Omit the pictures and print exactly the lines of the listing below, starting at the first and ending at the line containing "const yTicks = [0, 10, 20, 30, 40, 50, 60, 70];".
— Start of Information supplied —
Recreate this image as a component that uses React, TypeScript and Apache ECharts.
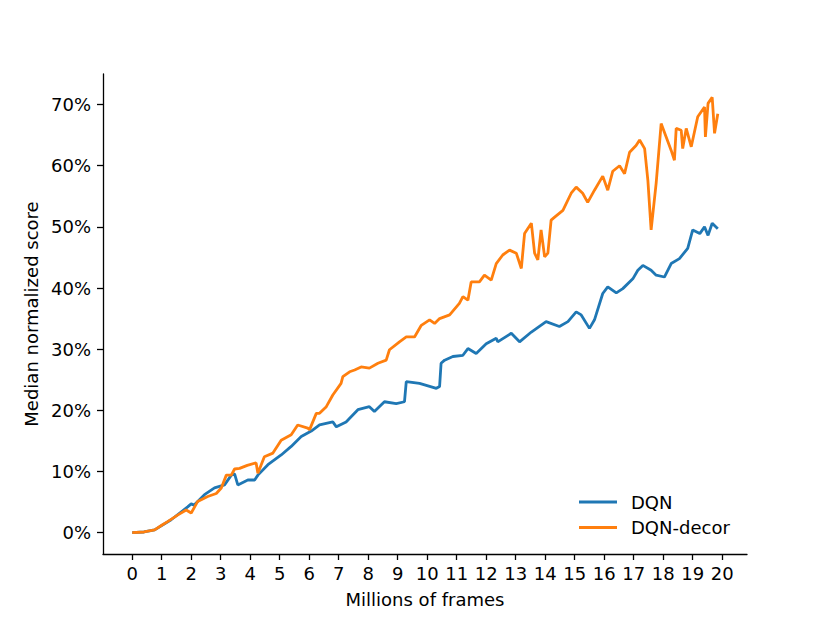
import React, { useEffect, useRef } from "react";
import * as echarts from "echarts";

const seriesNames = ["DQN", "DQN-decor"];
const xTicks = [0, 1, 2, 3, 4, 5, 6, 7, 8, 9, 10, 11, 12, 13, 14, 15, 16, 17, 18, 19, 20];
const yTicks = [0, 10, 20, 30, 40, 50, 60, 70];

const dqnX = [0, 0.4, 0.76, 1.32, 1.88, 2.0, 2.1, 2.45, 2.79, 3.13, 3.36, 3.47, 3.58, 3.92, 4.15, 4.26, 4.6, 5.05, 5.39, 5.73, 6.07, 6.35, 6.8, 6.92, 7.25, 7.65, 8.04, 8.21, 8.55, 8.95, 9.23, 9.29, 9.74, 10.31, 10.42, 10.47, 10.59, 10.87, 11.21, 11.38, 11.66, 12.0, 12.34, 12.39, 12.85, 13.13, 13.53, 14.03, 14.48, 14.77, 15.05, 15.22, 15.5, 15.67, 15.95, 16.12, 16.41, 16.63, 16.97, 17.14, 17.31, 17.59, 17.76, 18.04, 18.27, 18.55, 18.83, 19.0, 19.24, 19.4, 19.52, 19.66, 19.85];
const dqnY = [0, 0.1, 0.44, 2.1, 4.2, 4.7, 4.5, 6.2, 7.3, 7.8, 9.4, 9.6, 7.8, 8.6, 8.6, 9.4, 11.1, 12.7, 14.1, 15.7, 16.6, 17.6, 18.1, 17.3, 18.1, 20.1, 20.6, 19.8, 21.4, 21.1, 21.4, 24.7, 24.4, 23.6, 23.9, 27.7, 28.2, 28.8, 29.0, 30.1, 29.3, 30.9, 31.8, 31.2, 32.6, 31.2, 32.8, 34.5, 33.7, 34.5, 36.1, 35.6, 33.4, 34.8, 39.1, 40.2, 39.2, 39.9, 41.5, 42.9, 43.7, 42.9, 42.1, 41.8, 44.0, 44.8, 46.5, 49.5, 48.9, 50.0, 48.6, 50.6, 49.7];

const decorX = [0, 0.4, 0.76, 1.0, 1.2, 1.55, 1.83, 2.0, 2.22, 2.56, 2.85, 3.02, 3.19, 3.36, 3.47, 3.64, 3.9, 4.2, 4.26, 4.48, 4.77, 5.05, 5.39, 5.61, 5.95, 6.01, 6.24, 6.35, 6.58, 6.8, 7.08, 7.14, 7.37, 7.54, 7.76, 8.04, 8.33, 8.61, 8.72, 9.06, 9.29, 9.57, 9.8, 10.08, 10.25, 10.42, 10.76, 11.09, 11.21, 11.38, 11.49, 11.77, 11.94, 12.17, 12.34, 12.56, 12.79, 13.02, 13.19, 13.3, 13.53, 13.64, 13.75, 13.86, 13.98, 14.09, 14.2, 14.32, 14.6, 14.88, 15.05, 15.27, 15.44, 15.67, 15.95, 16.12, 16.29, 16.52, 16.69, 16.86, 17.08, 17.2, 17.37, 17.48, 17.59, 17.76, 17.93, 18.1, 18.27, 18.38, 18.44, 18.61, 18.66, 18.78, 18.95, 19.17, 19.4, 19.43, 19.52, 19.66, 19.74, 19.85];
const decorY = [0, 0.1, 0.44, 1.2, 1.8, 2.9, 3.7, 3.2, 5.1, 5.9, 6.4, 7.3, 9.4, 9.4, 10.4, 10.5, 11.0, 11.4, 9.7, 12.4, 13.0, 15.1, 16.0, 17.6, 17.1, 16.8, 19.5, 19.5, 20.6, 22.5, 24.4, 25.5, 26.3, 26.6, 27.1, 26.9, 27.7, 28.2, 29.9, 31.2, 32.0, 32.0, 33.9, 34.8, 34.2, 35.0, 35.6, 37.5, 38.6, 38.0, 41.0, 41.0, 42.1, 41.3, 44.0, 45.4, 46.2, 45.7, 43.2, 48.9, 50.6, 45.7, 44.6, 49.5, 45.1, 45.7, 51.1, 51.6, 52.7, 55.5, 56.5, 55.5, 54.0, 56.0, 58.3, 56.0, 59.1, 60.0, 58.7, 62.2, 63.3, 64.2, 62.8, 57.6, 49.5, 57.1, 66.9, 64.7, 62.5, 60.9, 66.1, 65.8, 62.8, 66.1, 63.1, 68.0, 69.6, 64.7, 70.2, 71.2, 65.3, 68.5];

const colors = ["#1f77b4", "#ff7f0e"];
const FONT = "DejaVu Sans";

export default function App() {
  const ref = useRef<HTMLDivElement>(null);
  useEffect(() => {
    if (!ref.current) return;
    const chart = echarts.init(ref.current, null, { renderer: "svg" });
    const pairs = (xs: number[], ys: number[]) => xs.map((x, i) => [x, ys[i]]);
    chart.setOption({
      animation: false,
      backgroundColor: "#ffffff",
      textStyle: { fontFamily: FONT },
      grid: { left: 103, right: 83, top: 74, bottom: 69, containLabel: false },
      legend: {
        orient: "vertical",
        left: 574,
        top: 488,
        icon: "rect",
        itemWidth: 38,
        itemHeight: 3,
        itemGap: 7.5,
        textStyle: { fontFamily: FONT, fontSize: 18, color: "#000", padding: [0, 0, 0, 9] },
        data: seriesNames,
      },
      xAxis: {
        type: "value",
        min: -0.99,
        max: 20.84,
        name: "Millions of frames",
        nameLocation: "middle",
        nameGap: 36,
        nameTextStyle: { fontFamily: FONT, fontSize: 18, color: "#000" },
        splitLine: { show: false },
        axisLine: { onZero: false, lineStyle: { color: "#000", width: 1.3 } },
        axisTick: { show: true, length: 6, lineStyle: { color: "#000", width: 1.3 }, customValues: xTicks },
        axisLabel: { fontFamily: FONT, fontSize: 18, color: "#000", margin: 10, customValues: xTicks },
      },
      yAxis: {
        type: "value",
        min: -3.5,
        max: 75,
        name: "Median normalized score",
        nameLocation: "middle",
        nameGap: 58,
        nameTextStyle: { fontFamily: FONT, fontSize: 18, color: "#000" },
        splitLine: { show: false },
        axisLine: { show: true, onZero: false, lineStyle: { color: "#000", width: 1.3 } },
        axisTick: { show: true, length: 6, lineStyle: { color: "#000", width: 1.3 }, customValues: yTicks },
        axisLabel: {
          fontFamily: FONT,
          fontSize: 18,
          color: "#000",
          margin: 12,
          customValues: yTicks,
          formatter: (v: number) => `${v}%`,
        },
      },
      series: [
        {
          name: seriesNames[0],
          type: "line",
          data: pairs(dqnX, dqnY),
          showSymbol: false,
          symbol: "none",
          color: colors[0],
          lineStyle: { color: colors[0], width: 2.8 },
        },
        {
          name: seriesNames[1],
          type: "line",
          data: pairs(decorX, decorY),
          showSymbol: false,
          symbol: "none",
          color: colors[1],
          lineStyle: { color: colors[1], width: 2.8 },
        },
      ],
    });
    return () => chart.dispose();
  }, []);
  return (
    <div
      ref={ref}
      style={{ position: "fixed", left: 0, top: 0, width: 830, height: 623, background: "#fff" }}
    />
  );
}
— End of Information supplied —
● Solution for this exercise:
Recreate this image as a component that uses React, TypeScript and Apache ECharts.
import React, { useEffect, useRef } from "react";
import * as echarts from "echarts";

const seriesNames = ["DQN", "DQN-decor"];
const xTicks = [0, 1, 2, 3, 4, 5, 6, 7, 8, 9, 10, 11, 12, 13, 14, 15, 16, 17, 18, 19, 20];
const yTicks = [0, 10, 20, 30, 40, 50, 60, 70];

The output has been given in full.